Date: Wednesday 09 Jun 2010
Tesco faces challenges in the current market. Sales growth in the UK is unlikely to be spectacular and the improvement in its global operations will be slow and steady, tied into the economic recovery.
Also, Fresh 'n' Easy in the US is yet to make a profit. However, retiring chiefexecutive Sir Terry Leahy believes that the global recovery will be bedded in by the time he leaves next year. Recent falls have created an opportunity for long-term investors in this quality play. The shares are still a buy says the Telegraph.
Events have not been kind to WH Smith. The expected pick-up in the travel business has not materialised thanks to a certain inconvenient volcanic eruption. That was responsible for a 4% fall in same-store sales at WH Smith Travel. It's not time to head for the exit yet but only a hold says the Independent.

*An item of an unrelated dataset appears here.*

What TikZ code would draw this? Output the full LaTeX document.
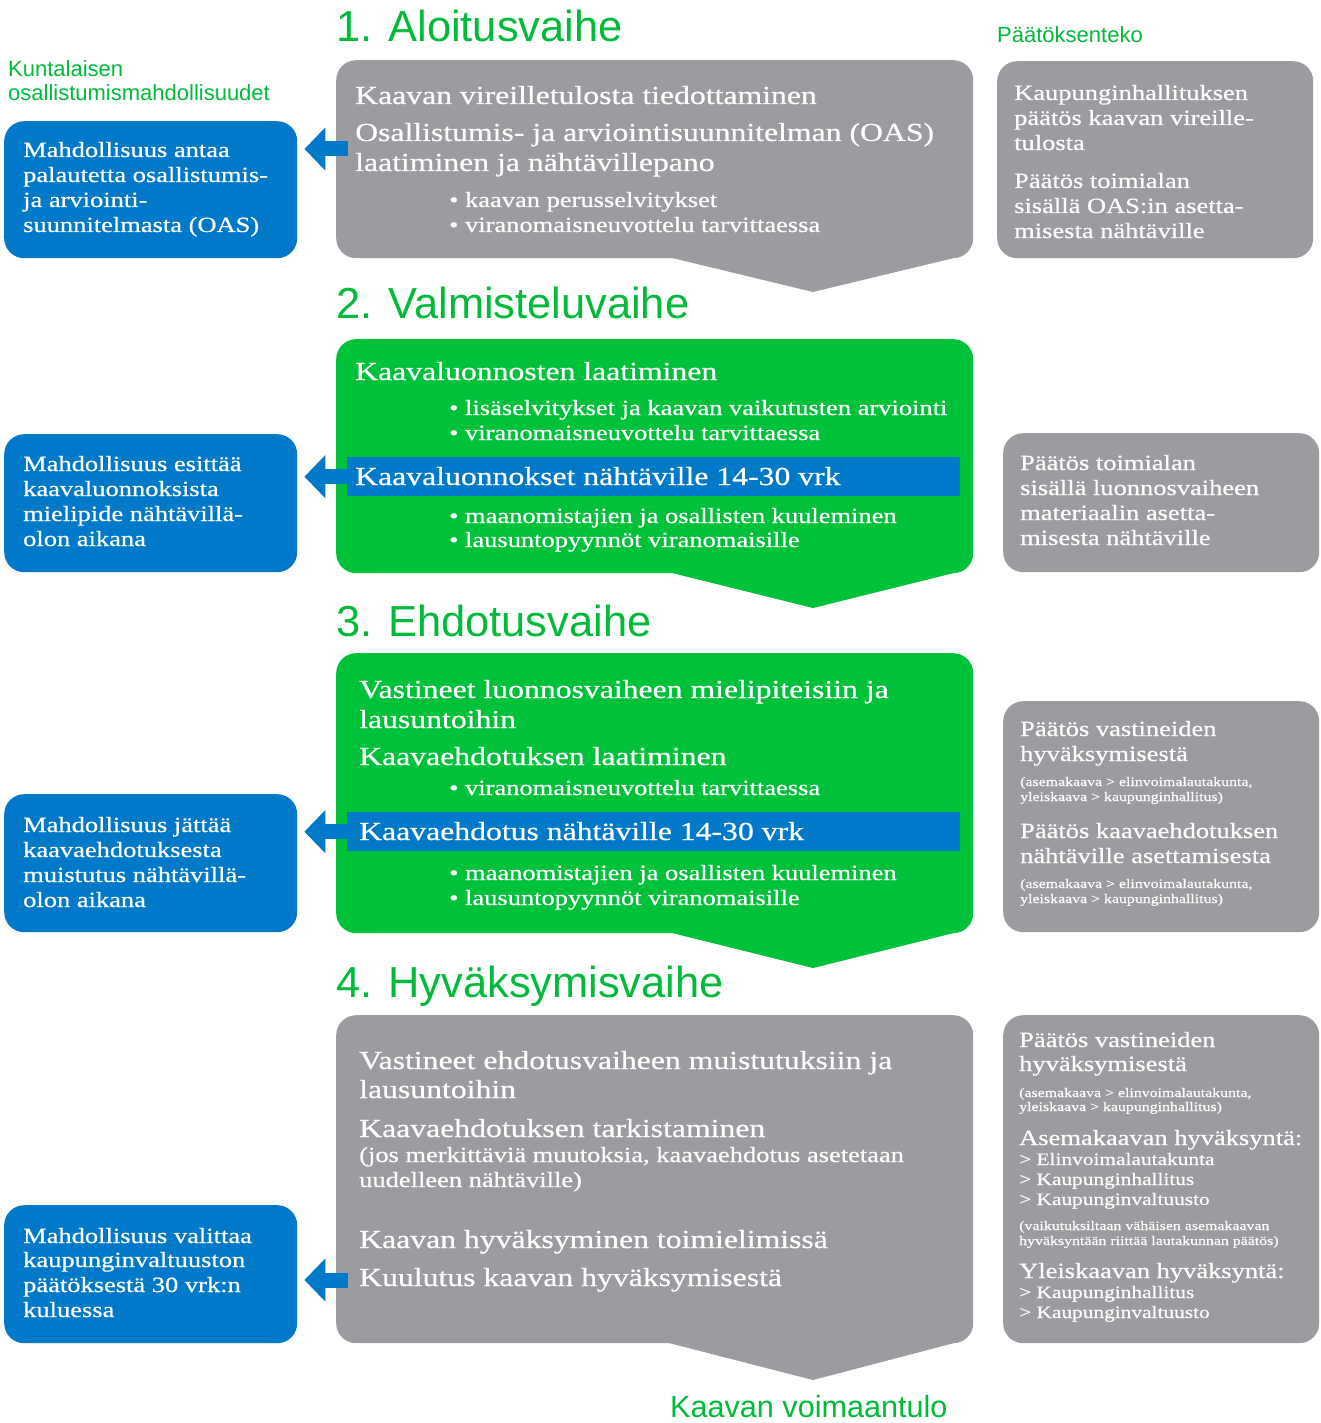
\documentclass[tikz,border=0pt]{standalone}
\usepackage{fontspec}
\setmainfont{Liberation Serif}[FakeStretch=1.22,FakeBold=0.6]
\newfontfamily\headfont{Liberation Sans}
\usetikzlibrary{arrows.meta,calc}
\definecolor{greyb}{RGB}{155,156,160}
\definecolor{greenb}{RGB}{0,193,58}
\definecolor{blueb}{RGB}{0,121,200}
\definecolor{tgreen}{RGB}{0,187,57}
\tikzset{
  lbl/.style={anchor=base west, inner sep=0pt, text=white},
  big/.style={lbl, font=\fontsize{26}{30}\selectfont},
  mid/.style={lbl, font=\fontsize{21.7}{25}\selectfont},
  sm/.style={lbl, font=\fontsize{17.5}{20}\selectfont},
  xs/.style={lbl, font=\fontsize{13}{15}\selectfont},
  title/.style={anchor=base west, inner sep=0pt, text=tgreen, font=\headfont\fontsize{43.4}{50}\selectfont},
  sub/.style={anchor=base west, inner sep=0pt, text=tgreen, font=\headfont\fontsize{22}{26}\selectfont},
  boxbase/.style={rectangle, rounded corners=20pt, inner sep=0pt, draw=none, anchor=north west},
  gbox/.style={boxbase, fill=greyb},
  grbox/.style={boxbase, fill=greenb},
  bbox/.style={boxbase, fill=blueb},
  band/.style={rectangle, inner sep=0pt, draw=none, fill=blueb, anchor=north west, minimum width=613pt, minimum height=39pt},
  barrow/.style={draw=blueb, line width=15pt, -{Triangle[width=42pt,length=21pt]}},
}
\begin{document}
\begin{tikzpicture}[x=1pt,y=-1pt]
\useasboundingbox (0,0) rectangle (1320,1423);

% ---------- column labels ----------
\node[sub] (k1) at (8,77) {Kuntalaisen};
\node[sub] (k2) at (8,101) {osallistumismahdollisuudet};
\node[sub] (pt) at (997,43) {Päätöksenteko};

% ================= 1. Aloitusvaihe =================
\node[title] (T1) at (336,42) {1. Aloitusvaihe};
\node[gbox, minimum width=637pt, minimum height=198pt] (M1) at (336,60) {};
\fill[greyb] (668,257) -- (958,257) -- (813,292) -- cycle;
\node[big] (m1a) at (355,104) {Kaavan vireilletulosta tiedottaminen};
\node[big] (m1b) at (355,141) {Osallistumis- ja arviointisuunnitelman (OAS)};
\node[big] (m1c) at (355,171) {laatiminen ja nähtävillepano};
\node[mid] (m1d) at (449,207) {• kaavan perusselvitykset};
\node[mid] (m1e) at (449,232) {• viranomaisneuvottelu tarvittaessa};

\node[bbox, minimum width=293pt, minimum height=137pt] (L1) at (4,121) {};
\node[mid] (l1a) at (23,157) {Mahdollisuus antaa};
\node[mid] (l1b) at (23,182) {palautetta osallistumis-};
\node[mid] (l1c) at (23,207) {ja arviointi-};
\node[mid] (l1d) at (23,232) {suunnitelmasta (OAS)};

\node[gbox, minimum width=316pt, minimum height=197pt] (R1) at (997,61) {};
\node[mid] (r1a) at (1014,100) {Kaupunginhallituksen};
\node[mid] (r1b) at (1014,125) {päätös kaavan vireille-};
\node[mid] (r1c) at (1014,150) {tulosta};
\node[mid] (r1d) at (1014,188) {Päätös toimialan};
\node[mid] (r1e) at (1014,213) {sisällä OAS:in asetta-};
\node[mid] (r1f) at (1014,238) {misesta nähtäville};

\coordinate (a1s) at (348,149);
\coordinate (a1e) at ($(L1.east |- a1s)+(7,0)$);
\draw[barrow] (a1s) -- (a1e);

% ================= 2. Valmisteluvaihe =================
\node[title] (T2) at (336,318) {2. Valmisteluvaihe};
\node[grbox, minimum width=637pt, minimum height=234pt] (M2) at (336,339) {};
\fill[greenb] (668,572) -- (958,572) -- (813,608) -- cycle;
\node[big] (m2a) at (355,380) {Kaavaluonnosten laatiminen};
\node[mid] (m2b) at (449,415) {• lisäselvitykset ja kaavan vaikutusten arviointi};
\node[mid] (m2c) at (449,440) {• viranomaisneuvottelu tarvittaessa};
\node[band] (B2) at (347,457) {};
\node[big] (m2n) at (355,485) {Kaavaluonnokset nähtäville 14-30 vrk};
\node[mid] (m2d) at (449,523) {• maanomistajien ja osallisten kuuleminen};
\node[mid] (m2e) at (449,547) {• lausuntopyynnöt viranomaisille};

\node[bbox, minimum width=293pt, minimum height=138pt] (L2) at (4,434) {};
\node[mid] (l2a) at (23,471) {Mahdollisuus esittää};
\node[mid] (l2b) at (23,496) {kaavaluonnoksista};
\node[mid] (l2c) at (23,521) {mielipide nähtävillä-};
\node[mid] (l2d) at (23,546) {olon aikana};

\node[gbox, minimum width=316pt, minimum height=139pt] (R2) at (1003,433) {};
\node[mid] (r2a) at (1020,470) {Päätös toimialan};
\node[mid] (r2b) at (1020,495) {sisällä luonnosvaiheen};
\node[mid] (r2c) at (1020,520) {materiaalin asetta-};
\node[mid] (r2d) at (1020,545) {misesta nähtäville};

\coordinate (a2s) at (B2.west);
\coordinate (a2e) at ($(L2.east |- a2s)+(7,0)$);
\draw[barrow] (a2s) -- (a2e);

% ================= 3. Ehdotusvaihe =================
\node[title] (T3) at (336,636) {3. Ehdotusvaihe};
\node[grbox, minimum width=637pt, minimum height=280pt] (M3) at (336,653) {};
\fill[greenb] (668,932) -- (958,932) -- (813,968) -- cycle;
\node[big] (m3a) at (359,698) {Vastineet luonnosvaiheen mielipiteisiin ja};
\node[big] (m3b) at (359,728) {lausuntoihin};
\node[big] (m3c) at (359,765) {Kaavaehdotuksen laatiminen};
\node[mid] (m3d) at (449,795) {• viranomaisneuvottelu tarvittaessa};
\node[band] (B3) at (347,812) {};
\node[big] (m3n) at (359,840) {Kaavaehdotus nähtäville 14-30 vrk};
\node[mid] (m3e) at (449,880) {• maanomistajien ja osallisten kuuleminen};
\node[mid] (m3f) at (449,905) {• lausuntopyynnöt viranomaisille};

\node[bbox, minimum width=293pt, minimum height=138pt] (L3) at (4,794) {};
\node[mid] (l3a) at (23,832) {Mahdollisuus jättää};
\node[mid] (l3b) at (23,857) {kaavaehdotuksesta};
\node[mid] (l3c) at (23,882) {muistutus nähtävillä-};
\node[mid] (l3d) at (23,907) {olon aikana};

\node[gbox, minimum width=316pt, minimum height=231pt] (R3) at (1003,701) {};
\node[mid] (r3a) at (1020,736) {Päätös vastineiden};
\node[mid] (r3b) at (1020,761) {hyväksymisestä};
\node[xs] (r3c) at (1020,786) {(asemakaava > elinvoimalautakunta,};
\node[xs] (r3d) at (1020,801) {yleiskaava > kaupunginhallitus)};
\node[mid] (r3e) at (1020,838) {Päätös kaavaehdotuksen};
\node[mid] (r3f) at (1020,863) {nähtäville asettamisesta};
\node[xs] (r3g) at (1020,888) {(asemakaava > elinvoimalautakunta,};
\node[xs] (r3h) at (1020,903) {yleiskaava > kaupunginhallitus)};

\coordinate (a3s) at (B3.west);
\coordinate (a3e) at ($(L3.east |- a3s)+(7,0)$);
\draw[barrow] (a3s) -- (a3e);

% ================= 4. Hyväksymisvaihe =================
\node[title] (T4) at (336,997) {4. Hyväksymisvaihe};
\node[gbox, minimum width=637pt, minimum height=328pt] (M4) at (336,1015) {};
\fill[greyb] (665,1342) -- (958,1342) -- (813,1380) -- cycle;
\node[big] (m4a) at (359,1069) {Vastineet ehdotusvaiheen muistutuksiin ja};
\node[big] (m4b) at (359,1098) {lausuntoihin};
\node[big] (m4c) at (359,1137) {Kaavaehdotuksen tarkistaminen};
\node[mid] (m4d) at (359,1162) {(jos merkittäviä muutoksia, kaavaehdotus asetetaan};
\node[mid] (m4e) at (359,1187) {uudelleen nähtäville)};
\node[big] (m4f) at (359,1248) {Kaavan hyväksyminen toimielimissä};
\node[big] (m4g) at (359,1286) {Kuulutus kaavan hyväksymisestä};

\node[bbox, minimum width=293pt, minimum height=138pt] (L4) at (4,1205) {};
\node[mid] (l4a) at (23,1243) {Mahdollisuus valittaa};
\node[mid] (l4b) at (23,1267) {kaupunginvaltuuston};
\node[mid] (l4c) at (23,1292) {päätöksestä 30 vrk:n};
\node[mid] (l4d) at (23,1317) {kuluessa};

\node[gbox, minimum width=316pt, minimum height=328pt] (R4) at (1003,1015) {};
\node[mid] (r4a) at (1019,1047) {Päätös vastineiden};
\node[mid] (r4b) at (1019,1071) {hyväksymisestä};
\node[xs] (r4c) at (1019,1097) {(asemakaava > elinvoimalautakunta,};
\node[xs] (r4d) at (1019,1111) {yleiskaava > kaupunginhallitus)};
\node[mid] (r4e) at (1019,1145) {Asemakaavan hyväksyntä:};
\node[sm] (r4f) at (1019,1165) {> Elinvoimalautakunta};
\node[sm] (r4g) at (1019,1185) {> Kaupunginhallitus};
\node[sm] (r4h) at (1019,1205) {> Kaupunginvaltuusto};
\node[xs] (r4i) at (1019,1230) {(vaikutuksiltaan vähäisen asemakaavan};
\node[xs] (r4j) at (1019,1245) {hyväksyntään riittää lautakunnan päätös)};
\node[mid] (r4k) at (1019,1278) {Yleiskaavan hyväksyntä:};
\node[sm] (r4l) at (1019,1298) {> Kaupunginhallitus};
\node[sm] (r4m) at (1019,1318) {> Kaupunginvaltuusto};

\coordinate (a4s) at (348,1280);
\coordinate (a4e) at ($(L4.east |- a4s)+(7,0)$);
\draw[barrow] (a4s) -- (a4e);

\node[anchor=base west, inner sep=0pt, text=tgreen, font=\headfont\fontsize{30.6}{36}\selectfont] (KV) at (670,1417) {Kaavan voimaantulo};
\end{tikzpicture}
\end{document}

When a television audience of billions watches the World Cup kick-off in Johannesburg on Friday, Aggreko can take part of the credit. The Glasgow-based company will supply the 300 temporary generators, 500km of cabling and 360 staff that will power the event’s outside broadcast facilities and enable live images to be sent around the world. At £14.07, Aggreko’s shares — up 144 per cent year-on-year — look expensive, at 19 times 2010 earnings. But they always do. Buy on weakness says the Times.

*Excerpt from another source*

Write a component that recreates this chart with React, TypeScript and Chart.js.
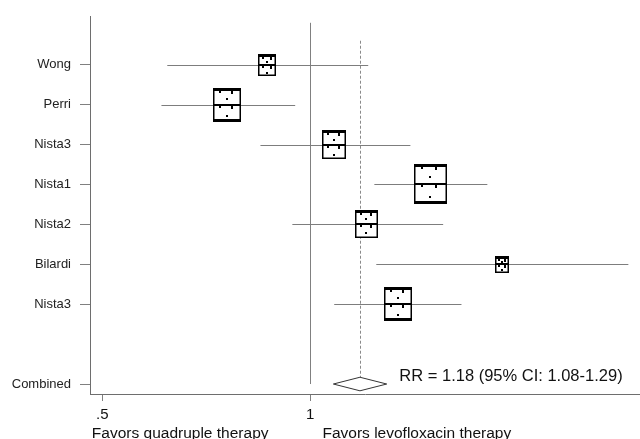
import { useEffect, useRef } from 'react';
import { Chart, registerables } from 'chart.js';

Chart.register(...registerables);

// ---- Data ----
const studies = ['Wong', 'Perri', 'Nista3', 'Nista1', 'Nista2', 'Bilardi', 'Nista3'];
const studyRows = [1, 2, 3, 4, 5, 6, 7];
const riskRatio = [0.866, 0.758, 1.083, 1.491, 1.205, 1.897, 1.341];
const ciLow = [0.621, 0.609, 0.847, 1.238, 0.942, 1.246, 1.083];
const ciHigh = [1.213, 0.951, 1.396, 1.804, 1.557, 2.886, 1.655];
const weights = [7.6, 18.3, 13.5, 25.4, 12.4, 4.6, 18.3];

const combinedLabel = 'Combined';
const combinedRow = 9;
const combinedRR = 1.18;
const combinedLow = 1.08;
const combinedHigh = 1.29;
const combinedText = 'RR = 1.18 (95% CI: 1.08-1.29)';

const xTickValues = [0.5, 1];
const xTickLabels = ['.5', '1'];
const favorTitles = ['Favors quadruple therapy', 'Favors levofloxacin therapy'];

const FONT = '"Liberation Sans", Arial, sans-serif';

const rowLabelMap: Record<number, string> = {};
studyRows.forEach((r, i) => (rowLabelMap[r] = studies[i]));
rowLabelMap[combinedRow] = combinedLabel;

const forestPlugin = {
  id: 'forest',
  afterDatasetsDraw(chart: any) {
    const { ctx } = chart;
    const x = chart.scales.x;
    const y = chart.scales.y;
    ctx.save();

    // no-effect line
    const px1 = Math.round(x.getPixelForValue(1)) + 0.5;
    ctx.strokeStyle = '#808080';
    ctx.lineWidth = 1;
    ctx.beginPath();
    ctx.moveTo(px1, y.getPixelForValue(-0.05));
    ctx.lineTo(px1, y.getPixelForValue(combinedRow));
    ctx.stroke();

    // overall effect dashed line
    const dH = 0.17;
    const pxC = Math.round(x.getPixelForValue(combinedRR)) + 0.5;
    ctx.setLineDash([3, 2]);
    ctx.strokeStyle = '#8a8a8a';
    ctx.beginPath();
    ctx.moveTo(pxC, y.getPixelForValue(0.4));
    ctx.lineTo(pxC, y.getPixelForValue(combinedRow - dH));
    ctx.stroke();
    ctx.setLineDash([]);

    // CI lines
    ctx.strokeStyle = '#7d7d7d';
    ctx.lineWidth = 1;
    studyRows.forEach((r, i) => {
      const py = Math.round(y.getPixelForValue(r)) + 0.5;
      ctx.beginPath();
      ctx.moveTo(x.getPixelForValue(ciLow[i]), py);
      ctx.lineTo(x.getPixelForValue(ciHigh[i]), py);
      ctx.stroke();
    });

    // boxes
    studyRows.forEach((r, i) => {
      const cx = x.getPixelForValue(riskRatio[i]);
      const cy = y.getPixelForValue(r);
      const w = Math.round(6.55 * Math.sqrt(weights[i]));
      const h = Math.round(w * 1.2);
      const left = Math.round(cx - w / 2);
      const top = Math.round(cy - h / 2);
      ctx.fillStyle = '#ffffff';
      ctx.fillRect(left, top, w, h);
      ctx.strokeStyle = '#000000';
      ctx.lineWidth = 1.5;
      ctx.strokeRect(left + 0.75, top + 0.75, w - 1.5, h - 1.5);
      ctx.fillStyle = '#000000';
      // thick top band
      ctx.fillRect(left, top, w, 3);
      // middle bar
      const mid = Math.round(cy);
      ctx.fillRect(left, mid - 1, w, 2);
      // little notches & dots
      ctx.fillRect(left + Math.round(w * 0.2), top + 3, 2, 2);
      ctx.fillRect(left + Math.round(w * 0.65), top + 3, 2, 3);
      ctx.fillRect(left + Math.round(w * 0.45), top + Math.round(h * 0.3), 2, 2);
      ctx.fillRect(left + Math.round(w * 0.2), mid + 1, 2, 2);
      ctx.fillRect(left + Math.round(w * 0.65), mid + 1, 2, 3);
      ctx.fillRect(left + Math.round(w * 0.45), mid + Math.round(h * 0.3), 2, 2);
      if (w > 24) {
        ctx.fillRect(left, top + h - 3, w, 3);
      }
    });

    // diamond
    const cyD = y.getPixelForValue(combinedRow);
    const hD = y.getPixelForValue(combinedRow) - y.getPixelForValue(combinedRow - dH);
    ctx.beginPath();
    ctx.moveTo(x.getPixelForValue(combinedLow), cyD);
    ctx.lineTo(x.getPixelForValue(combinedRR), cyD - hD);
    ctx.lineTo(x.getPixelForValue(combinedHigh), cyD);
    ctx.lineTo(x.getPixelForValue(combinedRR), cyD + hD);
    ctx.closePath();
    ctx.fillStyle = '#ffffff';
    ctx.fill();
    ctx.strokeStyle = '#333333';
    ctx.lineWidth = 1;
    ctx.stroke();

    // RR text
    ctx.fillStyle = '#111111';
    ctx.font = `16.5px ${FONT}`;
    ctx.textAlign = 'left';
    ctx.textBaseline = 'middle';
    ctx.fillText(combinedText, x.getPixelForValue(1.31) + 8, y.getPixelForValue(combinedRow - 0.18));

    // favors titles
    ctx.font = `15.5px ${FONT}`;
    ctx.textBaseline = 'alphabetic';
    ctx.fillStyle = '#111111';
    ctx.textAlign = 'right';
    ctx.fillText(favorTitles[0], px1 - 42, 438);
    ctx.textAlign = 'left';
    ctx.fillText(favorTitles[1], px1 + 12, 438);

    ctx.restore();
  },
};

export default function App() {
  const canvasRef = useRef<HTMLCanvasElement | null>(null);

  useEffect(() => {
    if (!canvasRef.current) return;
    const chart = new Chart(canvasRef.current, {
      type: 'scatter',
      data: {
        datasets: [
          {
            data: studyRows.map((r, i) => ({ x: riskRatio[i], y: r })),
            pointRadius: 0,
            showLine: false,
          },
        ],
      },
      options: {
        animation: false,
        responsive: false,
        layout: { padding: { top: 10, right: 0, left: 0, bottom: 0 } },
        plugins: {
          legend: { display: false },
          tooltip: { enabled: false },
        },
        scales: {
          x: {
            type: 'logarithmic',
            min: 0.48,
            max: 3.0,
            afterBuildTicks: (scale: any) => {
              scale.ticks = xTickValues.map((v) => ({ value: v }));
            },
            afterFit: (scale: any) => {
              scale.height = 45;
            },
            ticks: {
              autoSkip: false,
              maxRotation: 0,
              padding: 5,
              color: '#111111',
              font: { family: FONT, size: 15 },
              callback: (v: any) => {
                const idx = xTickValues.indexOf(Number(v));
                return idx >= 0 ? xTickLabels[idx] : '';
              },
            },
            grid: {
              drawOnChartArea: false,
              drawTicks: true,
              tickLength: 7,
              color: '#808080',
            },
            border: { display: true, color: '#6e6e6e', width: 1 },
          },
          y: {
            type: 'linear',
            reverse: true,
            min: -0.2,
            max: 9.25,
            afterBuildTicks: (scale: any) => {
              scale.ticks = [...studyRows, combinedRow].map((v) => ({ value: v }));
            },
            afterFit: (scale: any) => {
              scale.width = 90;
            },
            ticks: {
              autoSkip: false,
              padding: 9,
              color: '#222222',
              font: { family: FONT, size: 13 },
              callback: (v: any) => rowLabelMap[Number(v)] ?? '',
            },
            grid: {
              drawOnChartArea: false,
              drawTicks: true,
              tickLength: 10,
              color: '#808080',
            },
            border: { display: true, color: '#6e6e6e', width: 1 },
          },
        },
      },
      plugins: [forestPlugin],
    });
    return () => chart.destroy();
  }, []);

  return (
    <div style={{ position: 'absolute', left: 0, top: 0, width: 640, height: 439, background: '#fff' }}>
      <canvas ref={canvasRef} width={640} height={439} style={{ display: 'block', width: 640, height: 439 }} />
    </div>
  );
}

Templeton Emerging Market Trust is up 87% since January. Fears of a double-dip recession have hit equity valuations across the world, but the trust's manager does not believe that Hungary is another Greece and he doesn't expect another slump. Buy says the Telegraph.
Underlying full-year sales at aircraft components supplier Umeco were down by 6%, but that masks an improvement in the second half and implies that Umeco is taking market share in both distribution and composites. However, it is the near-term build programmes of Airbus and Boeing that remain critical to sentiment on the shares. At 356p, or ten times earnings, and yielding 5 per cent, stand aside for now says the Times.
Hyder Consulting’s shares are not as lowly rated as those of its rival Scott Wilson, which on Monday said that it had received multiple bid approaches. However, at 278p, less than eight times current-year earnings, Hyder looks too cheap, given the scope for further strong growth overseas. Hold on says the Times.
Market conditions are now improving at chain maker Renold. Sales and orders increased markedly from the second to the fourth quarters, pushing the company to an operating profit in the second half. And facilities in China and India leave Renold well-positioned to make the most of strong economic growth. Buy says the Independent.
The multimedia group Ten Alps has endured a tough year but has launched a three-year development plan for growth that banks heavily on Asia to turn its revenue declines around, but Ten Alps has left a few TV production industry experts scratching their heads about where it goes from here. Sell says the Independent.